I spent some time with a new mom over the weekend. She looked at me and pointedly said, “I just feel like I’m making a million little wrong decisions everyday.” And then I just laughed because my friend, a mom of a few weeks, had succinctly expressed the very essence of motherhood in that one little phrase. What is the right way? Should I have put her to sleep then? Is she napping enough or too much? Maybe I should have put her on solid food earlier. Or later. Or maybe I should be making my baby food. Shoot- her diaper was poopy. How’d I miss that?? DON’T YELL AT YOUR BROTHER!!! (probably shouldn’t have yelled that)
All these little decisions come back to haunt us as we lay in bed for the night, waiting to be woken up by the little people we surely failed during the daylight hours. Our worries start with the most basic of “keeping aliveness” and then segue into the emotional work of parenting. Oh woe to us, in the information age, where we can google amber teething necklaces or find a study based out of Botswana to support why we’re supposed to be baby wearing or using lye soap. I mean, if the cave men did it, it’s good enough for me! And dammit, why can’t you share?! But what lies at the heart of our struggle?

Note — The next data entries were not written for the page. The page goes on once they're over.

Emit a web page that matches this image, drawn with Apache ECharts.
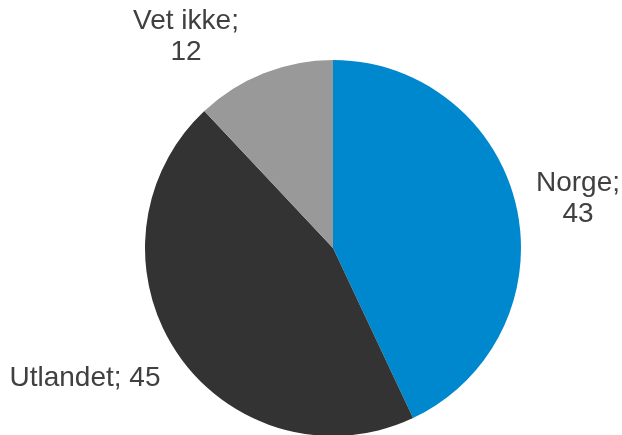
<!DOCTYPE html>
<html>
<head>
<meta charset="utf-8">
<script src="https://cdn.jsdelivr.net/npm/echarts@6/dist/echarts.min.js"></script>
<style>html,body{margin:0;padding:0;background:#fff;}#c{width:622px;height:435px;}</style>
</head>
<body>
<div id="c"></div>
<script>
var categories = ['Norge', 'Utlandet', 'Vet ikke'];
var values = [43, 45, 12];
var labelTexts = ['Norge;\n43', 'Utlandet; 45', 'Vet ikke;\n12'];
var colors = ['#0088CE', '#333333', '#999999'];
var labelPos = [[578, 199], [85, 378], [186, 37]];

var chart = echarts.init(document.getElementById('c'), null, {renderer: 'canvas'});
var data = categories.map(function (c, i) {
  return {name: c, value: values[i], itemStyle: {color: colors[i]}, label: {formatter: labelTexts[i]}};
});
chart.setOption({
  animation: false,
  series: [{
    type: 'pie',
    center: [333, 248],
    radius: [0, 188],
    startAngle: 90,
    clockwise: true,
    data: data,
    itemStyle: {borderWidth: 0},
    label: {
      show: true,
      position: 'outside',
      alignTo: 'none',
      overflow: 'none',
      width: 300,
      color: '#404040',
      fontFamily: 'Liberation Sans, Arial, sans-serif',
      fontSize: 28,
      lineHeight: 31,
      align: 'center'
    },
    labelLine: {show: false},
    labelLayout: function (p) {
      return {x: labelPos[p.dataIndex][0], y: labelPos[p.dataIndex][1], align: 'center', verticalAlign: 'middle'};
    },
    emphasis: {disabled: true}
  }]
});
</script>
</body>
</html>
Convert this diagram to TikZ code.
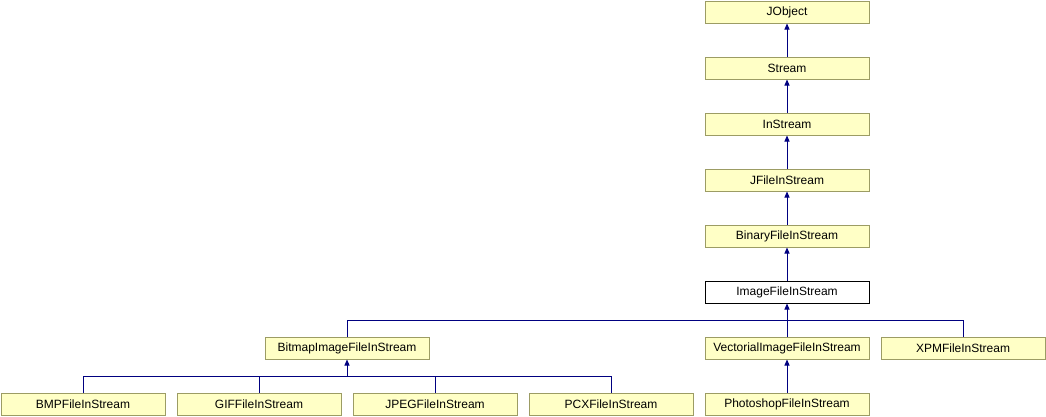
\documentclass[tikz,border=0pt]{standalone}
\usepackage{fontspec}
\setmainfont{Liberation Sans}
\usetikzlibrary{arrows.meta,calc}
\definecolor{boxfill}{HTML}{FFFFC6}
\definecolor{boxline}{HTML}{9C9C64}
\definecolor{edge}{HTML}{000080}
\begin{document}
\begin{tikzpicture}[x=1pt,y=-1pt,
  cls/.style={draw=boxline,fill=boxfill,line width=1pt,minimum width=164pt,minimum height=22pt,inner sep=0pt,font=\fontsize{12}{14}\selectfont,anchor=north west},
  cur/.style={cls,draw=black,fill=white},
  link/.style={draw=edge,line width=1pt},
  arr/.style={link,-{Triangle[width=5pt,length=6pt]}}]
\useasboundingbox (0,0) rectangle (1046,416);
\node[cls] (jobject) at (704.5,0.5) {JObject};
\node[cls] (stream) at (704.5,56.5) {Stream};
\node[cls] (instream) at (704.5,112.5) {InStream};
\node[cls] (jfile) at (704.5,168.5) {JFileInStream};
\node[cls] (binary) at (704.5,224.5) {BinaryFileInStream};
\node[cur] (image) at (704.5,280.5) {ImageFileInStream};
\node[cls] (bitmap) at (264.5,336.5) {BitmapImageFileInStream};
\node[cls] (vect) at (704.5,336.5) {VectorialImageFileInStream};
\node[cls] (xpm) at (880.5,336.5) {XPMFileInStream};
\node[cls] (bmp) at (0.5,392.5) {BMPFileInStream};
\node[cls] (gif) at (176.5,392.5) {GIFFileInStream};
\node[cls] (jpeg) at (352.5,392.5) {JPEGFileInStream};
\node[cls] (pcx) at (528.5,392.5) {PCXFileInStream};
\node[cls] (photo) at (704.5,392.5) {PhotoshopFileInStream};
\draw[arr] (stream.north) -- (jobject.south);
\draw[arr] (instream.north) -- (stream.south);
\draw[arr] (jfile.north) -- (instream.south);
\draw[arr] (binary.north) -- (jfile.south);
\draw[arr] (image.north) -- (binary.south);
\coordinate (hubA) at ($(image.south)+(0,17)$);
\draw[link] (bitmap.north) |- (hubA) -| (xpm.north);
\draw[arr] (vect.north) -- (image.south);
\coordinate (hubB) at ($(bitmap.south)+(0,17)$);
\draw[link] (bmp.north) |- (hubB) -| (pcx.north);
\draw[link] (gif.north) -- (gif.north |- hubB);
\draw[link] (jpeg.north) -- (jpeg.north |- hubB);
\draw[arr] (hubB) -- (bitmap.south);
\draw[arr] (photo.north) -- (vect.south);
\end{tikzpicture}
\end{document}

This quote is nestled in a friend’s kitchen and I’ve always loved it. It’s alarming to realize how similar a toddler resisting a parent’s instruction looks like me resisting God’s instruction. Do I run and hide? Scream? Ignore and go about my day without making eye contact? All the while God chases us, just like we would pursue our own children. Are we willing to give our children grace? Are we willing to give ourselves grace? Consider this quote by Edward Welch:
“People are our cherished idols. We worship them, hoping they will take care of us, hoping they will give us what we feel we need. What we really need are biblical shapes and identities for other people. Then, instead of needing people to fill our desires, we can love people for the sake of God’s glory and fulfill the purpose for which we were created.”
After all, isn’t the chief end of man to glorify God? On the regular I twist that to try to use my children to bring me glory. Their sin sends me into a guilt spiral. This week let’s all revel in the freedom Christ offers. To parent for his glory, doing our best job, not for us but for Him.